Xeon E5 v3 package Source: Intel
Haswell Finally Provides Visibility to Cache Usage
The Haswell architecture Xeon server CPUs, the “tock” in Intel’s Tick-Tock processor development strategy, includes a host of functional improvements. Many, like support for faster, next-generation DDR4 memory, more sophisticated and efficient power states and improvements to vector processing and floating point instructions, are logical (and expected) extensions of existing technology. However the new cache monitoring feature takes the first step allowing hypervisors and cloud control software to offer quality-of-service (QoS) guarantees and limits for on-chip memory.
Existing x86 processor designs allocate cache on a first come, first served basis, which allows some workloads to monopolize the shared pool. Cache monitoring provides information to the hypervisor and cloud management software about exact cache usage by every VM on chip, information that can be used to automatically move cache-abusing noisy neighbors to an underutilized system and free up cache for the remaining “good neighbors.” Intel benchmarks show that cache interference can double or even triple the run time of common workloads.

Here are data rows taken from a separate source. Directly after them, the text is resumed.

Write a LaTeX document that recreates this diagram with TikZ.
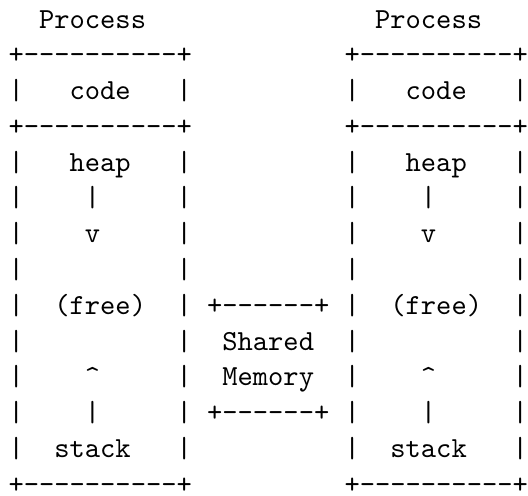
\documentclass[tikz,border=0pt]{standalone}
\usetikzlibrary{positioning}

\newcommand{\dashrun}[1]{\foreach \k in {1,...,#1}{-\kern0pt}}

\begin{document}
\begin{tikzpicture}[x=5.25pt,y=-12.3pt,
    every node/.style={font=\ttfamily,inner sep=0pt,anchor=base west},
    rim/.style={},
    label/.style={}
]
\useasboundingbox (-2.75pt,9.63pt) rectangle (178.75pt,-160.87pt);

% Process boxes
\foreach \p/\c in {a/0,b/22} {
  \node[label] (title-\p) at (\c+2,0) {Process};
  \node[rim] (top-\p) at (\c,1) {+\dashrun{10}+};
  \node[rim] (sep-\p) at (\c,3) {+\dashrun{10}+};
  \node[rim] (bot-\p) at (\c,13) {+\dashrun{10}+};
  \foreach \r in {2,4,5,6,7,8,9,10,11,12} {
    \node[rim] (wl-\p-\r) at (\c,\r) {|};
    \node[rim] (wr-\p-\r) at (\c+11,\r) {|};
  }
  % Segments
  \node[label] (code-\p) at (\c+4,2) {code};
  \node[label] (heap-\p) at (\c+4,4) {heap};
  \node (hbar-\p) at (\c+5,5) {|};
  \node (down-\p) at (\c+5,6) {v};
  \node[label] (free-\p) at (\c+3,8) {(free)};
  \node (up-\p) at (\c+5,10) {\textasciicircum};
  \node (sbar-\p) at (\c+5,11) {|};
  \node[label] (stack-\p) at (\c+3,12) {stack};
}

% Shared Memory
\node[rim] (shtop) at (13,8) {+\dashrun{6}+};
\node[label] (shared) at (14,9) {Shared};
\node[label] (memory) at (14,10) {Memory};
\node[rim] (shbot) at (13,11) {+\dashrun{6}+};

\end{tikzpicture}
\end{document}
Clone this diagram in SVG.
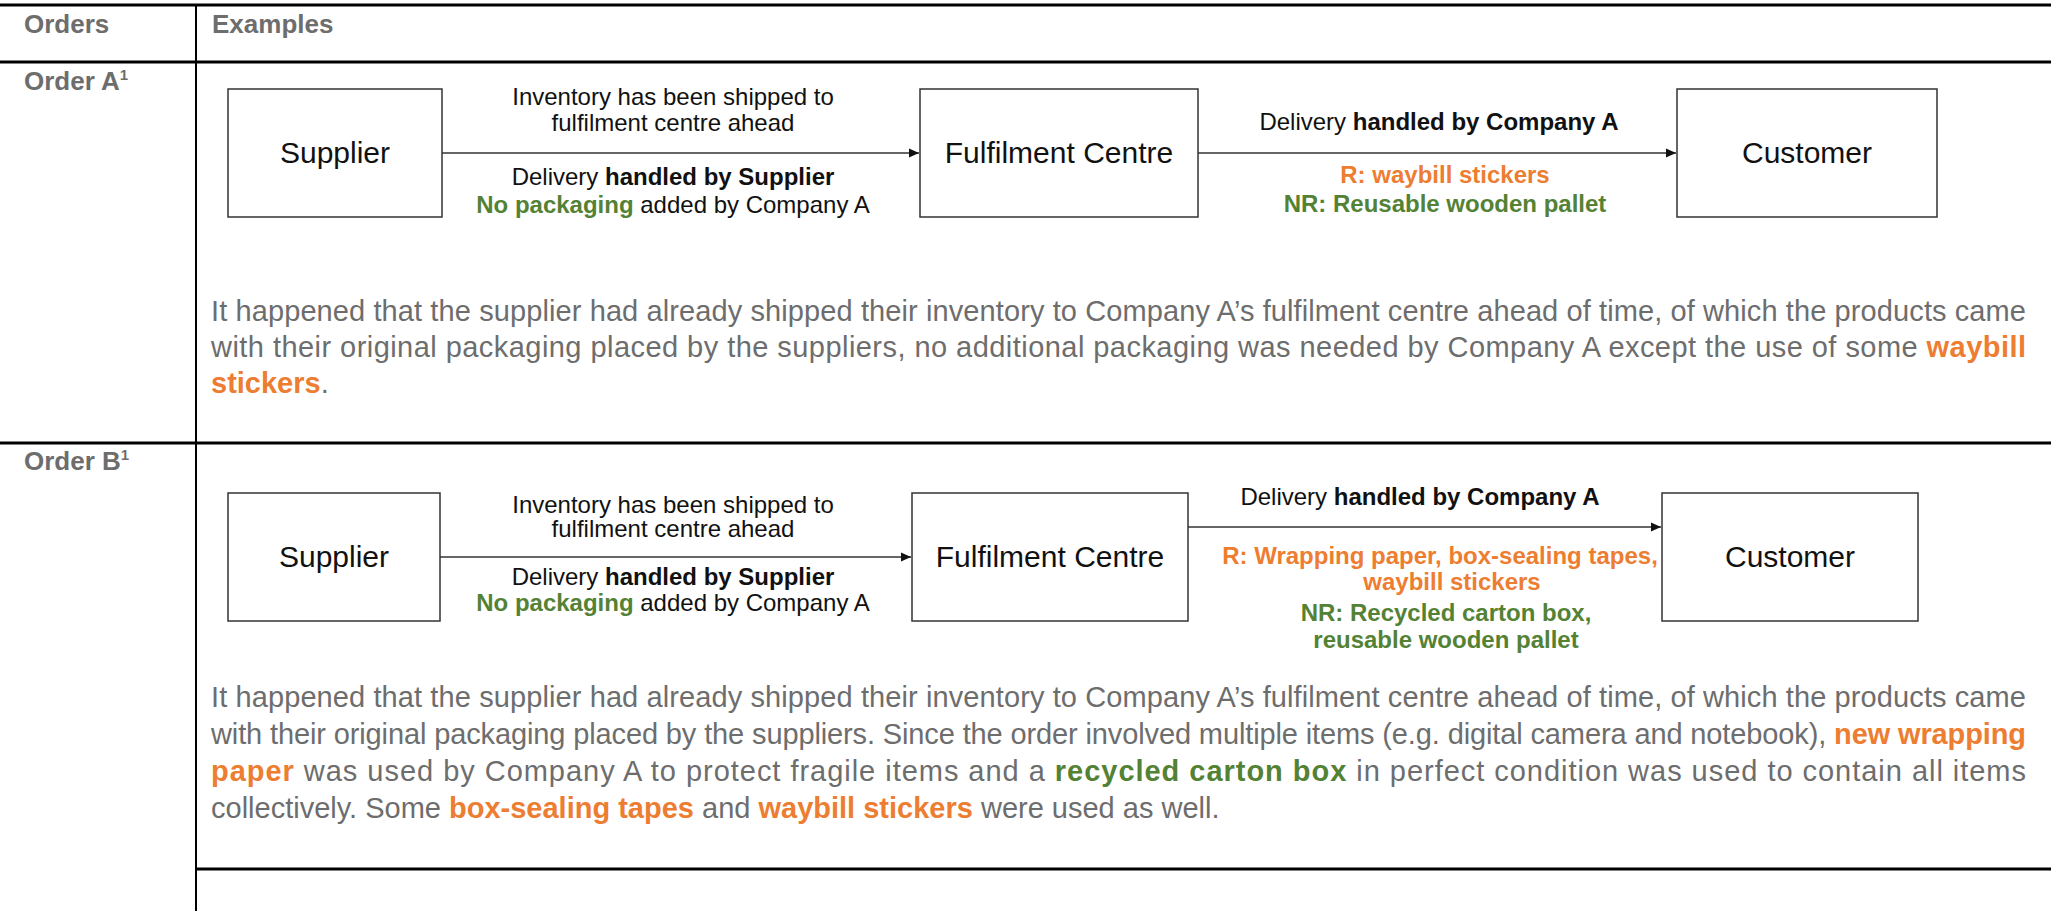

Although the current implementation only monitors the cache, it can’t truly implement QoS and reserve a minimum allocation for each core, this is clearly the ultimate goal and I would expect to see cache allocation limits in a future Xeon release.
Intel is serious about eliminating VM performance bottlenecks
Xeon E5 v3 has several other features designed to improve performance in virtualized environments, including:
- faster execution of virtual-machine extension (VMX) instructions
- shadowing of virtual machine control structure (VMCS) to enable efficient nested VMs (i.e. a VM within a VM) for improved performance on applications like Citrix XenClient or McAfee Deep Defender
- changes to the virtual memory extended page table (EPT) structure to enable more efficient live migration of VMs
- direct memory access (DMA) enhancements to improve application bandwidth, throughput and CPU utilization
Together, these architectural advancements clearly demonstrate that Intel is committed to ensuring its x86 processors remain the engines powering the cloud server farms that have become this generation’s mainframes. As virtualization and multi-tenant cloud deployments have changed the way IT and service providers use servers, Intel needs to adapt with technology optimized for new workloads. The Haswell architecture E5 v3 Xeons show that it has no intention of slowing the innovation train.